The topological complexity of the data comes from its embedding. As we showed in the notebook about the choice of the parameters n_landmarks and cocycle_idx, this point cloud has a single circular feature that gets represented in different ways depending on the scale (small or large) at which the data is looked at.

X = GeometryExamples.trefoil(n_samples = 2500, horizontal_width=10)
fig = plt.figure(figsize=(10,6))
ax1 = fig.add_subplot(121)
ax1.scatter(X[:,0],X[:,1], s=1)
ax1.set_title("Trefoil 2D projection") ; ax1.set_aspect("equal") ; ax1.axis("off")
ax2 = fig.add_subplot(122,projection='3d')
ax2.scatter(X[:,0],X[:,1],X[:,2], alpha=0.5, s=1)
ax2.set_title("Trefoil in 3D") ;  _ = PlotUtils.set_axes_equal(ax2)
perc_choices = [0.1, 0.5]
prime = 3

cc = CircularCoords(X, 300, prime=prime)
for i,perc in enumerate(perc_choices):
    circular_coordinate = cc.get_coordinates(perc=perc,cocycle_idx=0)
    plt.subplot(1, len(perc_choices), i+1)
    plt.scatter(X[:,0],X[:,1], s = 10, c = CircleMapUtils.to_sinebow(circular_coordinate))
    plt.title("perc = " + str(perc) + "\ncheck_cocycle_condition=True")
    plt.gca().set_aspect("equal") ; _ = plt.axis("off")

This topological complexity causes the following problem at the larger scale, when the heuristic for lifting cohomology classes is used directly.

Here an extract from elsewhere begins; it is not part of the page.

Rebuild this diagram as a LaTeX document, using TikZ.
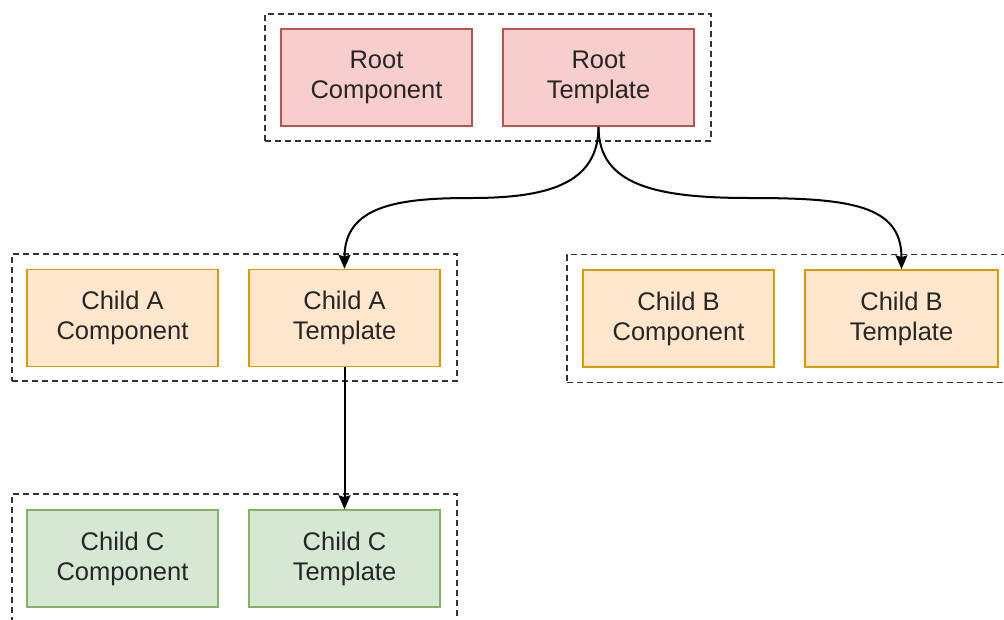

At a small scale, the heuristic works fine.

perc_choices = [0.1, 0.5]

cc = CircularCoords(X, 300, prime=3)
for i,perc in enumerate(perc_choices):
    circular_coordinate = cc.get_coordinates(perc=perc,cocycle_idx=0, check_cocycle_condition=False)
    plt.subplot(1, len(perc_choices), i+1)
    plt.scatter(X[:,0],X[:,1], s = 10, c = CircleMapUtils.to_sinebow(circular_coordinate))
    plt.title("perc = " + str(perc) + "\ncheck_cocycle_condition=False")
    plt.gca().set_aspect("equal") ; _ = plt.axis("off")

Now that we know that the heuristic does not work at the larger scale, we suspect that, at this larger scale, the output of the algorithm will depend on the prime parameter. Here we display the output of the algorithm for a range of choices. We see that, in general, the larger the prime, the more complicated the cohomological coordinates.

prime_choices = [3,5,11,13]
perc = 0.5

for i,prime in enumerate(prime_choices):
    cc = CircularCoords(X, 300, prime=prime)
    circular_coordinate = cc.get_coordinates(perc=perc,cocycle_idx=0)
    plt.subplot(1, len(prime_choices), i+1)
    plt.scatter(X[:,0],X[:,1], s = 10, c = CircleMapUtils.to_sinebow(circular_coordinate))
    plt.title("prime = " + str(prime))
    plt.gca().set_aspect("equal") ; _ = plt.axis("off")

The above behavior is that of DREiMac’s current implementation. The reason why different primes lead to different circle-valued maps is that the integral lift of a cohomology class \(\eta \in H^1(K ;\mathbb{Z}/p\mathbb{Z})\) is only uniquely determined up to the kernel of the morphism \(H^1(K ; \mathbb{Z}) \to H^1(K ; \mathbb{Z}/p\mathbb{Z})\), which is usually non-trivial. The upshot is that one should be able to design an optimization procedure that finds good integral lift \(\eta'\) of \(\eta\) by minimizing a notion of Dirichlet energy. Although this hasn’t been fully developed yet, it is actively being researched.